Gold: Profit-Taking Potential
Watch for signs of profit-taking given the overbought RSI and MFI indicators.
Overall Market Sentiment: Defensive Assets and Tech Sector Rebalance
Track the inflow into defensive assets and the subsequent potential shift back to growth stocks.
Evaluate market sentiment in the context of geopolitical and economic news flow.
Stay alert for signs of a market recalibration and potential recovery rally.
SPY
The SPY chart shows us that the market is currently approaching oversold conditions, as evidenced by the RSI dipping near 30.
Both the MACD and MFI indicators are trending downwards, suggesting a loss of momentum and potentially a bearish outlook in the short term. However, prices remain above the identified support levels at $489 and $480 so the tone can changer rather quick if we get back above $500.
The resistance at $500 serves as a psychological barrier that bulls will need to overcome to signal a reversal in the bearish sentiment.
QQQ
The QQQ chart shows a huge retracement in a short time period, breaching its upward trend line and approaching a critical support level at $412. The RSI indicator is nearing oversold territory, hinting at potential exhaustion of the selling pressure.
The MACD and MFI indicators are suggesting oversold conditions, which may lead to traders to consider entry points for a possible reversal. The $412 support level is crucial, as it previously acted as resistance in December and January. If this level holds, it could indicate a stabilization and serve as a springboard for price recovery. But, a break below could further confirm bearish momentum, prompting traders to reassess their positions.
US DOLLAR
The USD chart shows a recent test of resistance near the 106 level, which has been a significant point of contention in the past. If the dollar's strength persists and the resistance holds, leading to a reversal and selling of the USD, there could be implications for the NASDAQ.
A weaker dollar often leads to increased attractiveness of U.S. equities to foreign investors, potentially driving demand for NASDAQ stocks, which are largely technology-focused and benefit from such capital inflows.
Conversely, should the dollar break through this resistance, it could dampen demand for NASDAQ equities as a stronger USD can weigh on multinational companies' earnings, which make up a substantial portion of the index.
10 YEAR TREASURY YIELD
If yields continue to climb here, it could increase borrowing costs, potentially slowing down economic growth and affecting highly leveraged positions in the markets. A pullback in the 10-Year yield would likely be seen as a relief, reducing the risk of a financial dislocation and providing some breathing room for the markets to adjust to the higher interest rate environment.
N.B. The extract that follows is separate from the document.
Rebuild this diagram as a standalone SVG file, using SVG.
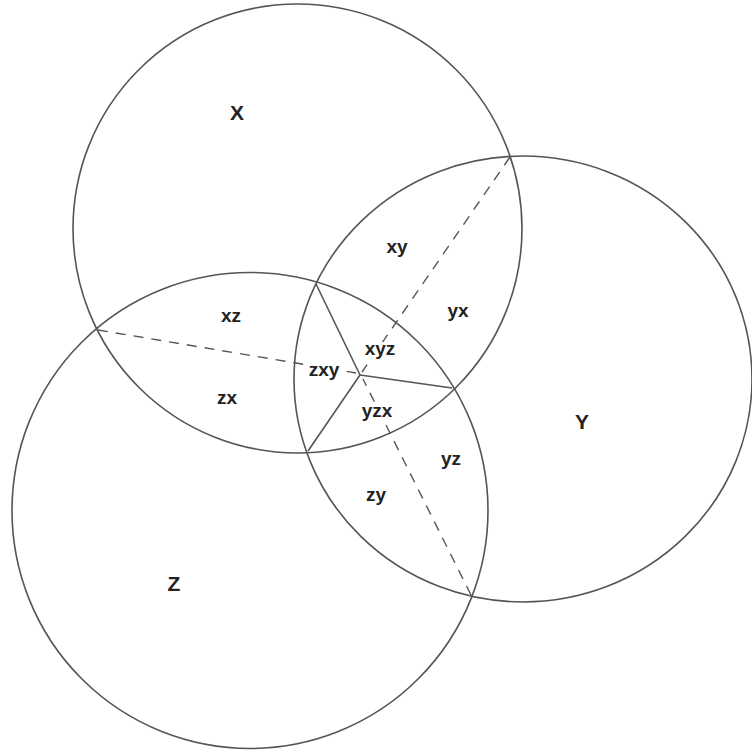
<svg xmlns="http://www.w3.org/2000/svg" width="752" height="755" viewBox="0 0 752 755">
<style>
.c{fill:none;stroke:#555;stroke-width:1.6}
.s{stroke:#555;stroke-width:1.6;fill:none}
.d{stroke:#555;stroke-width:1.4;stroke-dasharray:10 8;fill:none}
.big{font-family:"Liberation Sans",Arial,sans-serif;font-weight:bold;font-size:21px;fill:#222;text-anchor:middle}
.sm{font-family:"Liberation Sans",Arial,sans-serif;font-weight:bold;font-size:19px;fill:#222;text-anchor:middle}
.halo{paint-order:stroke;stroke:#fff;stroke-width:6;stroke-linejoin:round}
</style>
<rect width="752" height="755" fill="#fff"/>
<g id="circleX"><circle class="c" cx="297.5" cy="228.5" r="224.5"/><text class="big" x="237" y="120">X</text></g>
<g id="circleY"><ellipse class="c" cx="523" cy="379" rx="229" ry="223"/><text class="big" x="582" y="429">Y</text></g>
<g id="circleZ"><circle class="c" cx="250" cy="510.5" r="238"/><text class="big" x="174" y="591">Z</text></g>
<g id="connectors">
<line class="d" x1="510" y1="157" x2="362" y2="372"/>
<line class="d" x1="471" y1="595" x2="363" y2="379"/>
<line class="d" x1="98" y1="330" x2="356" y2="373"/>
<line class="s" x1="360" y1="375" x2="316" y2="284"/>
<line class="s" x1="360" y1="375" x2="452" y2="388"/>
<line class="s" x1="360" y1="375" x2="308" y2="451"/>
</g>
<g id="labels">
<text class="sm" x="397" y="253">xy</text>
<text class="sm" x="458" y="317">yx</text>
<text class="sm" x="231" y="322">xz</text>
<text class="sm" x="227" y="404">zx</text>
<text class="sm halo" x="380" y="355">xyz</text>
<text class="sm halo" x="324" y="376">zxy</text>
<text class="sm halo" x="377" y="417">yzx</text>
<text class="sm" x="451" y="465">yz</text>
<text class="sm" x="376" y="501">zy</text>
</g>
</svg>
Stability in the yield curve is often desirable for the overall health of the financial system.
SILVER
Silver is currently testing the $29 resistance level, and the technical indicators suggest an overbought condition—with the RSI reading above 70.
GOLD
Gold has been on a strong uptrend, as shown in the chart, but it now shows signs of being overbought with both RSI and MFI indicators above their typical thresholds. Given the quiet geopolitical front over the weekend and the absence of Fed speakers in the coming week, investors might pivot towards taking profits, which could lead to a pullback in gold prices. The overbought condition could encourage traders to lock in gains, potentially leading to a decrease in the commodity's price.
Editors Note
In recent sessions, we have observed a capital inflow into traditionally defensive assets, including precious metals, the United States dollar, and sectors such as utilities and healthcare. This flight to safety underscores a broader market sentiment seeking shelter from volatility, highlighted by the Dow Jones Industrial Average's advance amidst a pronounced sell-off in technology equities on Friday.
With key safe-haven assets encountering resistance levels, the potential for profit-taking activities may open a channel for reinvestment into the high growth technology sector. Additionally, a moderation in the 10-year Treasury yield could further underpin this sector's appeal.
The week ahead presents a critical juncture for market observers, as these technical and sentiment-driven indicators warrant close watch.
A pivotal inquiry stands before us: At what valuation extreme will the allure of gold and silver be outweighed by the relative value proposition of technology stocks?
The confluence of an oversold market condition, a deceleration in adverse geopolitical developments, and a subdued news cycle posits a scenario wherein the markets may seek to recalibrate and reclaim lost ground.
As we advance into a week of anticipated lower news flow, the propensity for a market rebound should not be underestimated. It is within this context that market participants should prepare for the unfolding developments, which may very well delineate the trajectory of the forthcoming sessions.